Objective:
Leaving the pictures aside, transcribe every line below exactly.

Data section:

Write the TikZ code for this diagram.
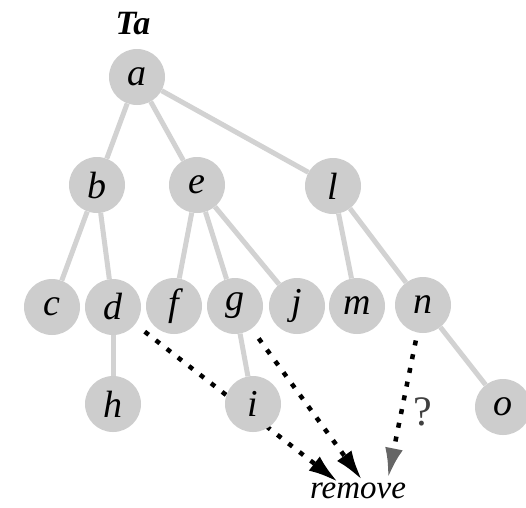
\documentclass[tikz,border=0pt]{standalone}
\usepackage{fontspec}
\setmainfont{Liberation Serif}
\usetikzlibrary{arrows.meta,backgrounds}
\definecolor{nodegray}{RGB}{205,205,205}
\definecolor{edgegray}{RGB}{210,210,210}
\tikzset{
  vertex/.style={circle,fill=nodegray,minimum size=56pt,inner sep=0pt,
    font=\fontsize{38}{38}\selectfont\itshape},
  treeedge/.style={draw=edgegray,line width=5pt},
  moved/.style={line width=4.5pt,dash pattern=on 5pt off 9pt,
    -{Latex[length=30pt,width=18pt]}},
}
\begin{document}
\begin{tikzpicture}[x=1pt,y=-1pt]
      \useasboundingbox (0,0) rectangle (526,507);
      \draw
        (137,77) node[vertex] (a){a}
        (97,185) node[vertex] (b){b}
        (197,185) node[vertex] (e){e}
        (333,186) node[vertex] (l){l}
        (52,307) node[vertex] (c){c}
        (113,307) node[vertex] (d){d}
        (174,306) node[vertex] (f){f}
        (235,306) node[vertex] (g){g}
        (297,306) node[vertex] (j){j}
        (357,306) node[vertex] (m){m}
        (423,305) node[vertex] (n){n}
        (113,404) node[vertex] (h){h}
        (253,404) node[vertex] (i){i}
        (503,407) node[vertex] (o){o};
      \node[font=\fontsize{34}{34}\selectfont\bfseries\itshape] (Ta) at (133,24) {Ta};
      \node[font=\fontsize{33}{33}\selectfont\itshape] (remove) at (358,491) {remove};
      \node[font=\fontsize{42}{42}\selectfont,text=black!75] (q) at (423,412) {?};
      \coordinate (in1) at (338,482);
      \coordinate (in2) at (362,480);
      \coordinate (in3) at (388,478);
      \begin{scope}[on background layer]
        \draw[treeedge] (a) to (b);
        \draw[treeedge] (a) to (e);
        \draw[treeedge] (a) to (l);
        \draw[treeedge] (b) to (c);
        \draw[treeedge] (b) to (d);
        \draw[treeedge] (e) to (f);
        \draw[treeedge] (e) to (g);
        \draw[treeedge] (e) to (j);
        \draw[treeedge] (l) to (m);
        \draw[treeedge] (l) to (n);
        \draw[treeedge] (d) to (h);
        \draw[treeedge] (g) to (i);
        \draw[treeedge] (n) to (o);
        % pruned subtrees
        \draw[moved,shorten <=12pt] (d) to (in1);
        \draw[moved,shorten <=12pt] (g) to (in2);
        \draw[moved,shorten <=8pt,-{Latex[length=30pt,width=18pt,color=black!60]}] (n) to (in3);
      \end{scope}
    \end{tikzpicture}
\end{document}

Written solution:
Write the TikZ code for this diagram.
\documentclass[tikz,border=0pt]{standalone}
\usepackage{fontspec}
\setmainfont{Liberation Serif}
\usetikzlibrary{arrows.meta,backgrounds}
\definecolor{nodegray}{RGB}{205,205,205}
\definecolor{edgegray}{RGB}{210,210,210}
\tikzset{
  vertex/.style={circle,fill=nodegray,minimum size=56pt,inner sep=0pt,
    font=\fontsize{38}{38}\selectfont\itshape},
  treeedge/.style={draw=edgegray,line width=5pt},
  moved/.style={line width=4.5pt,dash pattern=on 5pt off 9pt,
    -{Latex[length=30pt,width=18pt]}},
}
\begin{document}
\begin{tikzpicture}[x=1pt,y=-1pt]
      \useasboundingbox (0,0) rectangle (526,507);
      \draw
        (137,77) node[vertex] (a){a}
        (97,185) node[vertex] (b){b}
        (197,185) node[vertex] (e){e}
        (333,186) node[vertex] (l){l}
        (52,307) node[vertex] (c){c}
        (113,307) node[vertex] (d){d}
        (174,306) node[vertex] (f){f}
        (235,306) node[vertex] (g){g}
        (297,306) node[vertex] (j){j}
        (357,306) node[vertex] (m){m}
        (423,305) node[vertex] (n){n}
        (113,404) node[vertex] (h){h}
        (253,404) node[vertex] (i){i}
        (503,407) node[vertex] (o){o};
      \node[font=\fontsize{34}{34}\selectfont\bfseries\itshape] (Ta) at (133,24) {Ta};
      \node[font=\fontsize{33}{33}\selectfont\itshape] (remove) at (358,491) {remove};
      \node[font=\fontsize{42}{42}\selectfont,text=black!75] (q) at (423,412) {?};
      \coordinate (in1) at (338,482);
      \coordinate (in2) at (362,480);
      \coordinate (in3) at (388,478);
      \begin{scope}[on background layer]
        \draw[treeedge] (a) to (b);
        \draw[treeedge] (a) to (e);
        \draw[treeedge] (a) to (l);
        \draw[treeedge] (b) to (c);
        \draw[treeedge] (b) to (d);
        \draw[treeedge] (e) to (f);
        \draw[treeedge] (e) to (g);
        \draw[treeedge] (e) to (j);
        \draw[treeedge] (l) to (m);
        \draw[treeedge] (l) to (n);
        \draw[treeedge] (d) to (h);
        \draw[treeedge] (g) to (i);
        \draw[treeedge] (n) to (o);
        % pruned subtrees
        \draw[moved,shorten <=12pt] (d) to (in1);
        \draw[moved,shorten <=12pt] (g) to (in2);
        \draw[moved,shorten <=8pt,-{Latex[length=30pt,width=18pt,color=black!60]}] (n) to (in3);
      \end{scope}
    \end{tikzpicture}
\end{document}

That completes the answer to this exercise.